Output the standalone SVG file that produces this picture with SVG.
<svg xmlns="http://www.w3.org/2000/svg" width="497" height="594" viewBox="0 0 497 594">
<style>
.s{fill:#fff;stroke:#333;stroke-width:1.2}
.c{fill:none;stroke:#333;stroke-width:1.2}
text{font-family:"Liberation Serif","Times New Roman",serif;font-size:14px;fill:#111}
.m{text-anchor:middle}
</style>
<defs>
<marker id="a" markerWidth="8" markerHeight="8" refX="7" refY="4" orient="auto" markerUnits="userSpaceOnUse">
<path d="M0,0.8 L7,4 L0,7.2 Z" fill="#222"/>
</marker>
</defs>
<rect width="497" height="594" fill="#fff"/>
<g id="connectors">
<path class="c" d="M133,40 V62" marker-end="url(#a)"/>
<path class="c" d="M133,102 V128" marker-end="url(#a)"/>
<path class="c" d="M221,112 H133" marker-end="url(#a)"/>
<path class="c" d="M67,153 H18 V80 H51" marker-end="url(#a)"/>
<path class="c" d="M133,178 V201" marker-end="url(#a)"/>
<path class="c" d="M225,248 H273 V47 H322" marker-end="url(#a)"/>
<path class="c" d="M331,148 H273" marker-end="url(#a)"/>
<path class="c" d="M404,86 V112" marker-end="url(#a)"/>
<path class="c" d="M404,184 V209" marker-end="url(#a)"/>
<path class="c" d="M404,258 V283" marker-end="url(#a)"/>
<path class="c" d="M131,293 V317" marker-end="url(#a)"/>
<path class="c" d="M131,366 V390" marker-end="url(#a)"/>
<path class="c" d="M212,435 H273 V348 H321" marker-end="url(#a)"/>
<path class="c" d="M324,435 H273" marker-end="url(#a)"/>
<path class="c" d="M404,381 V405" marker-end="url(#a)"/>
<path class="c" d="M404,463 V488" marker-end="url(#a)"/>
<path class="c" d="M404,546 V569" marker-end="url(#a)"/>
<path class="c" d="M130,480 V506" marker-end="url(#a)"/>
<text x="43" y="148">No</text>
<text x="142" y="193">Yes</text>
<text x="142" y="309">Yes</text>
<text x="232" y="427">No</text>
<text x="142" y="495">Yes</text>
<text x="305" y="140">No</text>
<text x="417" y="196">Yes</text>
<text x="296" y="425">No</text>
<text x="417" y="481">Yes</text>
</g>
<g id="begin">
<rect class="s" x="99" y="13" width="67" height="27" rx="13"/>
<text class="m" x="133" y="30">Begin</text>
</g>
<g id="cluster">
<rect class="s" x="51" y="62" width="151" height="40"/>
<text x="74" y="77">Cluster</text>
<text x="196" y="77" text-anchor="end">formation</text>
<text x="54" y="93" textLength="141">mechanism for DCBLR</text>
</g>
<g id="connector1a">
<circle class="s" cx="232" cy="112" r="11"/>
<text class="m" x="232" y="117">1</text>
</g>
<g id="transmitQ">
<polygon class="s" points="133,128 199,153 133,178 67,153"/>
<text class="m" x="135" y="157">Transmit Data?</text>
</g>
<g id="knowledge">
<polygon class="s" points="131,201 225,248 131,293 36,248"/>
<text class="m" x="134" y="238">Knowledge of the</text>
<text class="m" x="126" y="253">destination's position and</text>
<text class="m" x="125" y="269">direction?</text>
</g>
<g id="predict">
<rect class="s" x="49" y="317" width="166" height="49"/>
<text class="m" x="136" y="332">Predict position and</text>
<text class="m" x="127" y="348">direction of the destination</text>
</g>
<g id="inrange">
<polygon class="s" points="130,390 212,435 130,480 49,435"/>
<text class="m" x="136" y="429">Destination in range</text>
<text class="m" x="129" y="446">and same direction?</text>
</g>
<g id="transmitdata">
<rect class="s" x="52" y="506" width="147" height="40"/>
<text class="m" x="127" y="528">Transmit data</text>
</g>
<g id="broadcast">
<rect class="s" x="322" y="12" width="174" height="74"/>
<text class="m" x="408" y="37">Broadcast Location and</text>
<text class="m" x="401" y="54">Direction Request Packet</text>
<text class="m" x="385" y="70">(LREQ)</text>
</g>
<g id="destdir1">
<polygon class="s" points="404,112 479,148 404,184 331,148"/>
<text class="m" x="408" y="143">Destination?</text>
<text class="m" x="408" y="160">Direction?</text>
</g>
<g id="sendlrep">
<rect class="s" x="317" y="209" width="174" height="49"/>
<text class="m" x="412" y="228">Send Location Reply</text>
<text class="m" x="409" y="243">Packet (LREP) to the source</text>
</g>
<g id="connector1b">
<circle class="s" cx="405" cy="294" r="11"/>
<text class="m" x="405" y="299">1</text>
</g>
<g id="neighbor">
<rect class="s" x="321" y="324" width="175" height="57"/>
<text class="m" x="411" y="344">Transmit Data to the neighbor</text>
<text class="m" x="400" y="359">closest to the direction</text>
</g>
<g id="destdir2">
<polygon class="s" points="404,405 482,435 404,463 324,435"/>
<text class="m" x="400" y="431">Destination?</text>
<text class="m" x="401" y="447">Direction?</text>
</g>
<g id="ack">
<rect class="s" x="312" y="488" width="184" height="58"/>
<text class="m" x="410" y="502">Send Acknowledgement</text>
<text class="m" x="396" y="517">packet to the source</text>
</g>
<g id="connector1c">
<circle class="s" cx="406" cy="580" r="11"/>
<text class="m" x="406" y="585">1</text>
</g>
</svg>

--

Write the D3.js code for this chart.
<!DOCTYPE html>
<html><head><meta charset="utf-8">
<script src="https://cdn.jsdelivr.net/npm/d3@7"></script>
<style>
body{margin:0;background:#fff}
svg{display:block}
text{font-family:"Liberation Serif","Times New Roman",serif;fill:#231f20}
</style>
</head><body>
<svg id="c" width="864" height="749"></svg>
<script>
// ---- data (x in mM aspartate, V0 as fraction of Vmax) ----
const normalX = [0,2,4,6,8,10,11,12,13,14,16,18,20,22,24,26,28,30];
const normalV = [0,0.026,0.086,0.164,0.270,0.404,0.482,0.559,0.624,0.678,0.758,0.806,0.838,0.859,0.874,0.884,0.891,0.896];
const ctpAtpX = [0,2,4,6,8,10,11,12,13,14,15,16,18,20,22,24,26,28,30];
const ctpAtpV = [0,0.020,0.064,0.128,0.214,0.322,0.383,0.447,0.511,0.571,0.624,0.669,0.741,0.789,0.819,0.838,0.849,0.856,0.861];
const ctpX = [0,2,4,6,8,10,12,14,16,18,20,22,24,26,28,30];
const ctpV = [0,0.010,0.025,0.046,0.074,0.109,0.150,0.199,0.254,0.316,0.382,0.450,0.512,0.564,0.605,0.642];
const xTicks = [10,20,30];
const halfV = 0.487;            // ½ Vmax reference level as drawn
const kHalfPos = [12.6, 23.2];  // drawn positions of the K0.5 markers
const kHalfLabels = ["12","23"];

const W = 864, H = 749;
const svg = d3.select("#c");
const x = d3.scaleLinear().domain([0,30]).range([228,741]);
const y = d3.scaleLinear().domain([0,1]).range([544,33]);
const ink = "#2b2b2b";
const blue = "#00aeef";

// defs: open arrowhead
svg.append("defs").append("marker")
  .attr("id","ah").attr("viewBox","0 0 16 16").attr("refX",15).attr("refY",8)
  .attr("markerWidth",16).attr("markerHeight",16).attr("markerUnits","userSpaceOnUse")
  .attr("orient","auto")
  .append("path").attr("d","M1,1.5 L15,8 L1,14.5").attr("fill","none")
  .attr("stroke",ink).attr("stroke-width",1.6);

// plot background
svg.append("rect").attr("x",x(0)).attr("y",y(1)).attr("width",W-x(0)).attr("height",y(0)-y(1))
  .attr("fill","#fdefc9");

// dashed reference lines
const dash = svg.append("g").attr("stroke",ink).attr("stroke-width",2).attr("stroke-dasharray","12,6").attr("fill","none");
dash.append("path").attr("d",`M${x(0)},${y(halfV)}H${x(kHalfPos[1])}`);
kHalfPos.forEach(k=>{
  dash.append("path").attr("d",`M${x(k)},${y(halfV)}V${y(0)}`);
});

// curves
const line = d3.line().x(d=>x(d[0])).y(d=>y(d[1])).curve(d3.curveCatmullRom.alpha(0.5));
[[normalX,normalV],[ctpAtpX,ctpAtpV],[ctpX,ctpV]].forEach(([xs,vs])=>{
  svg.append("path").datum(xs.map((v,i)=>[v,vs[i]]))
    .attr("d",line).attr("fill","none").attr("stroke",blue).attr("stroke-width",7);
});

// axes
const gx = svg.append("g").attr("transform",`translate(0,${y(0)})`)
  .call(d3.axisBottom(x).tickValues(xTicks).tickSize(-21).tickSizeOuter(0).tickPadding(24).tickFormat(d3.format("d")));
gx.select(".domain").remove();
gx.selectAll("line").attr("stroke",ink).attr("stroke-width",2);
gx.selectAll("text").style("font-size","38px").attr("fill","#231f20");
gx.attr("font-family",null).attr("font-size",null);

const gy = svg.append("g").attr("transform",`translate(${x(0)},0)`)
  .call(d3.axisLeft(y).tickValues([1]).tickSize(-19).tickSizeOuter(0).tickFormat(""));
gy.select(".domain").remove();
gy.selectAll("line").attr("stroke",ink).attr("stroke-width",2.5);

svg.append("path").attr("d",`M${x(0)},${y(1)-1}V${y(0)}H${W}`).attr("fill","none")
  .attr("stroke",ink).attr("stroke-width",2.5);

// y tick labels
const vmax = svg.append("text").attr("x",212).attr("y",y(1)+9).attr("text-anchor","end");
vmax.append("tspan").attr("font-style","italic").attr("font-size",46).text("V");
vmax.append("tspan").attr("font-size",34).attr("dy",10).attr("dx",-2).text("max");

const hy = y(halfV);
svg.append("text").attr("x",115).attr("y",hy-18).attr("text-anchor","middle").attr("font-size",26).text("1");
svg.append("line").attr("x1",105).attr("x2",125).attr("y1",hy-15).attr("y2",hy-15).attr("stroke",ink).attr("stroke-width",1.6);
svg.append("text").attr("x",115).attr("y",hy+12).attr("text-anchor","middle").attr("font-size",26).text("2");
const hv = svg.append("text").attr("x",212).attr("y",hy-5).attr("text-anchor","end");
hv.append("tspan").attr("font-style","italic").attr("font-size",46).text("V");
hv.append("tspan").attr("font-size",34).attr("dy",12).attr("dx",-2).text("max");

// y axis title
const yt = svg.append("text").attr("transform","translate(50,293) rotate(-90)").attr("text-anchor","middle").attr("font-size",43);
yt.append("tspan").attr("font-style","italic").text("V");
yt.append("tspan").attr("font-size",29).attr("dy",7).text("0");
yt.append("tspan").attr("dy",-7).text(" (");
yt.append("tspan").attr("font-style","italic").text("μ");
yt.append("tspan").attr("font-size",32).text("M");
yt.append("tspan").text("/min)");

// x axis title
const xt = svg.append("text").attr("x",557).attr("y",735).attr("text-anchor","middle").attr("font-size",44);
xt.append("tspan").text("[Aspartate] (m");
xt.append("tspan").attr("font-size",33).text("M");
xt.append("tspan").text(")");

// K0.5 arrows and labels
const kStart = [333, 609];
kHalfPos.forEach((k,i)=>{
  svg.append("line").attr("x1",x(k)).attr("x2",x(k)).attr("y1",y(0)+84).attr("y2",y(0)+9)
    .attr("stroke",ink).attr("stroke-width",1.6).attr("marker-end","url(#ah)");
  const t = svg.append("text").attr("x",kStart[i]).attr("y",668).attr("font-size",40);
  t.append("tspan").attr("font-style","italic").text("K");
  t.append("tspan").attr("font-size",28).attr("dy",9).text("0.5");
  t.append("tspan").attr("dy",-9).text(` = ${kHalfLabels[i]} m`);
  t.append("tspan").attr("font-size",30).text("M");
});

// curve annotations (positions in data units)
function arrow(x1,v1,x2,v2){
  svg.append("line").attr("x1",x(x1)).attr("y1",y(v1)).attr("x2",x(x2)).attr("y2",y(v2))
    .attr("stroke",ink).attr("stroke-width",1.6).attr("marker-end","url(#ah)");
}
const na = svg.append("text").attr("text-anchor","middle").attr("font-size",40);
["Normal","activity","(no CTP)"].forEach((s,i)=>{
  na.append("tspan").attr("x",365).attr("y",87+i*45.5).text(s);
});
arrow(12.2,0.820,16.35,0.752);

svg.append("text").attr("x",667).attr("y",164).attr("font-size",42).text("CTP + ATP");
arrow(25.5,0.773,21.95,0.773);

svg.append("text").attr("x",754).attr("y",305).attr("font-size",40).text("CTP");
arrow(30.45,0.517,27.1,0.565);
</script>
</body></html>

### [DIRECTIONS]
List each line in the listing that contains the string "this".

### [ANSWER BELOW]
Output the standalone SVG file that produces this picture with SVG.
Write the D3.js code for this chart.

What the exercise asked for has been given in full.